Omega Paint audit schedule showing only six hours of auditing spend on a Stage 2 audit for triple certification. (Click to enlarge)

Tan then dismissed the Oxebridge reporting, and suggested GIC would take legal action, even as she violated Singaporean defamation law. Tan sent the complainant a link from a press release published by the self-accredited certificate mill Guberman PMC LLC, operated by Daryl Guberman and Don LaBelle, which falsely accuses Oxebridge of fraud, Communism, and other crimes. That post, along with others, was the subject of a US Federal lawsuit against Guberman and LaBelle, which resulted in the court awarding $1.6 million to Oxebridge in “compensatory damages.”

GIC either did not research the source of the defamatory link, or ignored the fact that Oxebridge had already prevailed in the resulting lawsuit. Nevertheless, Tan wrote that the link — the text of which accused Oxebridge of fraud — “is self-explanatory.”

Internet defamation is a crime in Singapore, under Penal Code Section 499. Typically, falsely accusing someone of a crime is treated as the worst form of such defamation.

Oxebridge has since reported the incident to Singaporean Police, and is working with investigators to see what actions can be taken against Tam and GIC.

At the same time, both UKAS and JAS-ANZ have been alerted, along with the IAF and its regional body APAC. So far, none have commented or taken action on the GIC scandal, despite the evidence submitted. A formal escalation to either UKAS or JAS-ANZ — or both bodies — will probably be necessary.

The various accreditation scheme actors are responsible and, in some cases required under law, to enforce the various ISO accreditation schemes, in order to ensure such certificates are issued under trusted, valid circumstances. Historically, the IAF and its bodies have instead refused to uphold the accreditation rules, as often their sole source of revenue comes from payments made by the registrars themselves. In at least two cases, the IAF has refused to act even when evidence appeared to show that laws were broken by ISO certification bodies.

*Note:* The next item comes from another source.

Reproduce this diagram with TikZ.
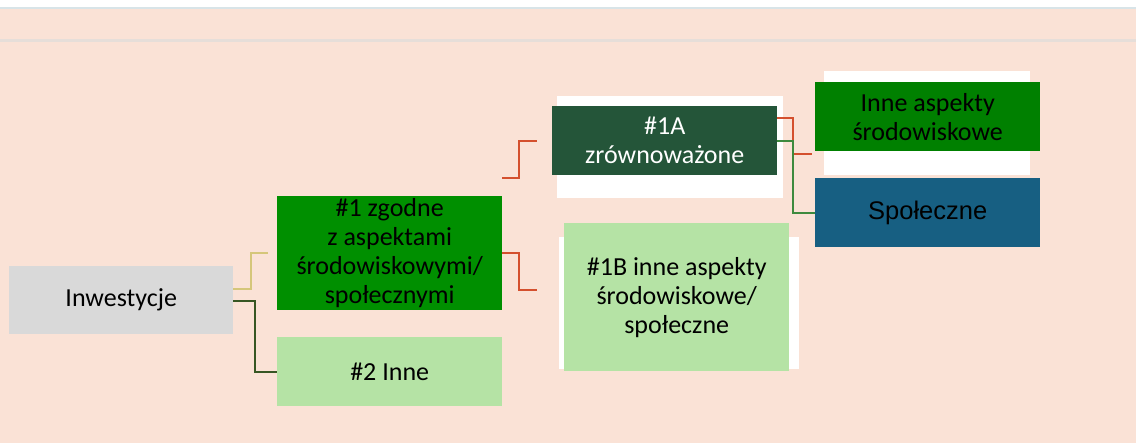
\documentclass[tikz,border=0pt]{standalone}
\usepackage{fontspec}
\setmainfont{Carlito}
\newfontfamily\arialfont{Liberation Sans}
\usetikzlibrary{positioning}

\definecolor{peach}{HTML}{FAE2D6}
\definecolor{topline}{HTML}{D8E4E8}
\definecolor{midline}{HTML}{E6DED9}
\definecolor{inwgrey}{HTML}{D9D9D9}
\definecolor{zgreen}{HTML}{008F00}
\definecolor{lgreen}{HTML}{B5E3A5}
\definecolor{dgreen}{HTML}{245539}
\definecolor{agreen}{HTML}{008000}
\definecolor{sblue}{HTML}{175F82}
\definecolor{lnyellow}{HTML}{D5C67A}
\definecolor{lndark}{HTML}{375623}
\definecolor{lnred}{HTML}{D4502E}
\definecolor{lngreen}{HTML}{3E8A3E}

\begin{document}
\begin{tikzpicture}[x=1pt,y=-1pt,
  box/.style = {anchor=north west, minimum width=225pt, inner sep=0pt, align=center, font=\fontsize{26}{29}\selectfont},
  link/.style = {line width=2pt}]
% background
\useasboundingbox (0,0) rectangle (1136,443);
\fill[white] (0,0) rectangle (1136,443);
\fill[peach] (0,9) rectangle (1136,443);
\fill[topline] (0,7.5) rectangle (1136,9.5);
\fill[midline] (0,39.5) rectangle (1136,42);
% white backings
\fill[white] (557,96) rectangle (783,198);
\fill[white] (559,237) rectangle (799,369);
\fill[white] (824,71) rectangle (1030,175);
% boxes
\node[box, fill=inwgrey, minimum width=224pt, minimum height=68pt] (inw) at (9,266) {Inwestycje};
\node[box, fill=zgreen, minimum height=114pt] (zg) at (277,196) {\#1 zgodne\\z aspektami\\środowiskowymi/\\społecznymi};
\node[box, fill=lgreen, minimum height=69pt] (inne) at (277,337) {\#2 Inne};
\node[box, fill=dgreen, minimum height=69pt, text=white] (a1) at (552,106) {\#1A\\zrównoważone};
\node[box, fill=lgreen, minimum height=148pt] (b1) at (564,223) {\#1B inne aspekty\\środowiskowe/\\społeczne};
\node[box, fill=agreen, minimum height=69pt] (ias) at (815,82) {Inne aspekty\\środowiskowe};
\node[box, fill=sblue, minimum height=69pt, font=\arialfont\fontsize{25.5}{29}\selectfont] (spo) at (815,178) {Społeczne};
% connectors
\draw[link, lnyellow] ([yshift=11pt]inw.east) -- ++(18,0) |- ([xshift=-9pt]zg.west);
\draw[link, lndark] ([yshift=-1pt]inw.east) -- ++(22,0) |- (inne.west);
\draw[link, lnred] ([yshift=18pt]zg.north east) -- ++(17,0) |- ([xshift=-15pt]a1.west);
\draw[link, lnred] (zg.east) -- ++(17,0) |- ([xshift=-27pt,yshift=7pt]b1.west);
\draw[link, lnred] ([yshift=23pt]a1.east) -- ++(16,0) |- ([shift={(-3pt,-3pt)}]ias.south west);
\draw[link, lngreen] (a1.east) -- ++(16,0) |- (spo.west);
\end{tikzpicture}
\end{document}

Rather than formally process complaints as required by accreditation rules, CBs often resort to harassment, threats and defamation in order to escape scrutiny. Such behavior is then tolerated by the IAF and other oversight bodies, allowing the practice to go unpunished.

Oxebridge has reached out to GIC’s General Manager, Manineth Pulido, to resolve the issue, but Pulido has so far avoided responding.